◆ **AVAILABLE DATA**
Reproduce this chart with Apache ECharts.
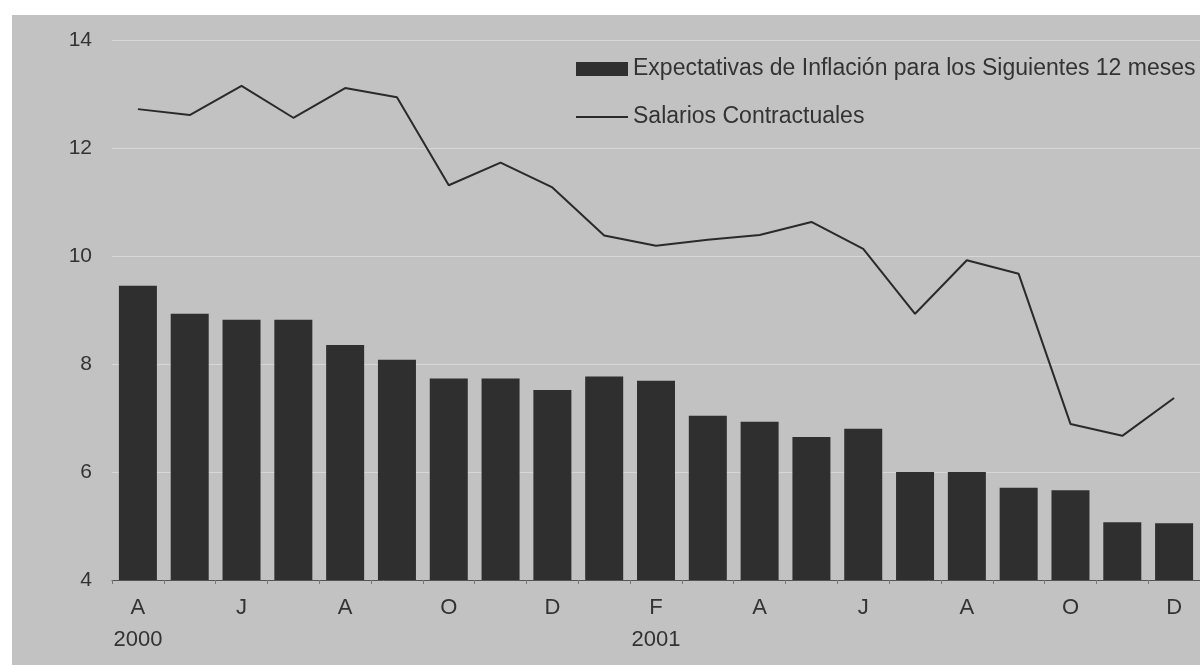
<!DOCTYPE html>
<html>
<head>
<meta charset="utf-8">
<script src="https://cdn.jsdelivr.net/npm/echarts@6/dist/echarts.min.js"></script>
<style>
  html, body { margin: 0; padding: 0; background: #ffffff; }
  #chart { width: 1200px; height: 665px; }
</style>
</head>
<body>
<div id="chart"></div>
<script>
const categories = ['2000-04','2000-05','2000-06','2000-07','2000-08','2000-09','2000-10','2000-11','2000-12',
  '2001-01','2001-02','2001-03','2001-04','2001-05','2001-06','2001-07','2001-08','2001-09','2001-10','2001-11','2001-12'];
const tickLabels = ['A\n2000','','J','','A','','O','','D','','F\n2001','','A','','J','','A','','O','','D'];
const expectativas = [9.45, 8.93, 8.82, 8.82, 8.35, 8.08, 7.73, 7.73, 7.52, 7.77, 7.69, 7.04, 6.93, 6.65, 6.80, 6.0, 6.0, 5.71, 5.66, 5.07, 5.05];
const salarios = [12.72, 12.61, 13.15, 12.56, 13.11, 12.94, 11.31, 11.73, 11.27, 10.38, 10.19, 10.30, 10.39, 10.63, 10.13, 8.93, 9.92, 9.67, 6.89, 6.67, 7.37];
const yTicks = { min: 4, max: 14, interval: 2 };
const seriesNames = ['Expectativas de Inflación para los Siguientes 12 meses', 'Salarios Contractuales'];

const chart = echarts.init(document.getElementById('chart'), null, { renderer: 'canvas' });
const font = '"Liberation Sans", Arial, Helvetica, sans-serif';
chart.setOption({
  backgroundColor: '#ffffff',
  animation: false,
  graphic: [{
    type: 'rect', z: -10, silent: true,
    shape: { x: 12, y: 15, width: 1200, height: 665 },
    style: { fill: '#c2c2c2' }
  }],
  grid: { left: 112, right: -4, top: 40, bottom: 85, containLabel: false },
  legend: {
    orient: 'vertical',
    left: 575,
    top: 56,
    padding: 0,
    itemWidth: 52,
    itemHeight: 14,
    itemGap: 22,
    textStyle: { fontFamily: font, fontSize: 23, color: '#333333', lineHeight: 26 },
    data: [
      { name: seriesNames[0], icon: 'rect' },
      { name: seriesNames[1], itemStyle: { opacity: 0 } }
    ]
  },
  xAxis: {
    type: 'category',
    data: categories,
    boundaryGap: true,
    axisLine: { show: true, lineStyle: { color: '#555555', width: 1 } },
    axisTick: { show: true, interval: 0, length: 4, lineStyle: { color: '#777777' } },
    axisLabel: {
      interval: 0,
      margin: 12,
      fontFamily: font,
      fontSize: 22,
      color: '#333333',
      lineHeight: 32,
      formatter: function (v, i) { return tickLabels[i]; }
    },
    splitLine: { show: false }
  },
  yAxis: {
    type: 'value',
    min: yTicks.min,
    max: yTicks.max,
    interval: yTicks.interval,
    axisLine: { show: false },
    axisTick: { show: false },
    axisLabel: { margin: 20, fontFamily: font, fontSize: 21, color: '#333333' },
    splitLine: { show: true, lineStyle: { color: 'rgba(255,255,255,0.35)', width: 1 } }
  },
  series: [
    {
      name: seriesNames[0],
      type: 'bar',
      data: expectativas,
      barWidth: 38,
      itemStyle: { color: '#2f2f2f' },
      z: 2
    },
    {
      name: seriesNames[1],
      type: 'line',
      data: salarios,
      symbol: 'none',
      smooth: false,
      lineStyle: { color: '#2a2a2a', width: 2 },
      itemStyle: { color: '#2a2a2a' },
      z: 3
    }
  ]
});
</script>
</body>
</html>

◆ **REQUIRED TASK**
Quote the material in full and exactly; do not carry over its pictures.

◆ **EXPECTED ANSWER**
Reproduce this chart with Apache ECharts.
<!DOCTYPE html>
<html>
<head>
<meta charset="utf-8">
<script src="https://cdn.jsdelivr.net/npm/echarts@6/dist/echarts.min.js"></script>
<style>
  html, body { margin: 0; padding: 0; background: #ffffff; }
  #chart { width: 1200px; height: 665px; }
</style>
</head>
<body>
<div id="chart"></div>
<script>
const categories = ['2000-04','2000-05','2000-06','2000-07','2000-08','2000-09','2000-10','2000-11','2000-12',
  '2001-01','2001-02','2001-03','2001-04','2001-05','2001-06','2001-07','2001-08','2001-09','2001-10','2001-11','2001-12'];
const tickLabels = ['A\n2000','','J','','A','','O','','D','','F\n2001','','A','','J','','A','','O','','D'];
const expectativas = [9.45, 8.93, 8.82, 8.82, 8.35, 8.08, 7.73, 7.73, 7.52, 7.77, 7.69, 7.04, 6.93, 6.65, 6.80, 6.0, 6.0, 5.71, 5.66, 5.07, 5.05];
const salarios = [12.72, 12.61, 13.15, 12.56, 13.11, 12.94, 11.31, 11.73, 11.27, 10.38, 10.19, 10.30, 10.39, 10.63, 10.13, 8.93, 9.92, 9.67, 6.89, 6.67, 7.37];
const yTicks = { min: 4, max: 14, interval: 2 };
const seriesNames = ['Expectativas de Inflación para los Siguientes 12 meses', 'Salarios Contractuales'];

const chart = echarts.init(document.getElementById('chart'), null, { renderer: 'canvas' });
const font = '"Liberation Sans", Arial, Helvetica, sans-serif';
chart.setOption({
  backgroundColor: '#ffffff',
  animation: false,
  graphic: [{
    type: 'rect', z: -10, silent: true,
    shape: { x: 12, y: 15, width: 1200, height: 665 },
    style: { fill: '#c2c2c2' }
  }],
  grid: { left: 112, right: -4, top: 40, bottom: 85, containLabel: false },
  legend: {
    orient: 'vertical',
    left: 575,
    top: 56,
    padding: 0,
    itemWidth: 52,
    itemHeight: 14,
    itemGap: 22,
    textStyle: { fontFamily: font, fontSize: 23, color: '#333333', lineHeight: 26 },
    data: [
      { name: seriesNames[0], icon: 'rect' },
      { name: seriesNames[1], itemStyle: { opacity: 0 } }
    ]
  },
  xAxis: {
    type: 'category',
    data: categories,
    boundaryGap: true,
    axisLine: { show: true, lineStyle: { color: '#555555', width: 1 } },
    axisTick: { show: true, interval: 0, length: 4, lineStyle: { color: '#777777' } },
    axisLabel: {
      interval: 0,
      margin: 12,
      fontFamily: font,
      fontSize: 22,
      color: '#333333',
      lineHeight: 32,
      formatter: function (v, i) { return tickLabels[i]; }
    },
    splitLine: { show: false }
  },
  yAxis: {
    type: 'value',
    min: yTicks.min,
    max: yTicks.max,
    interval: yTicks.interval,
    axisLine: { show: false },
    axisTick: { show: false },
    axisLabel: { margin: 20, fontFamily: font, fontSize: 21, color: '#333333' },
    splitLine: { show: true, lineStyle: { color: 'rgba(255,255,255,0.35)', width: 1 } }
  },
  series: [
    {
      name: seriesNames[0],
      type: 'bar',
      data: expectativas,
      barWidth: 38,
      itemStyle: { color: '#2f2f2f' },
      z: 2
    },
    {
      name: seriesNames[1],
      type: 'line',
      data: salarios,
      symbol: 'none',
      smooth: false,
      lineStyle: { color: '#2a2a2a', width: 2 },
      itemStyle: { color: '#2a2a2a' },
      z: 3
    }
  ]
});
</script>
</body>
</html>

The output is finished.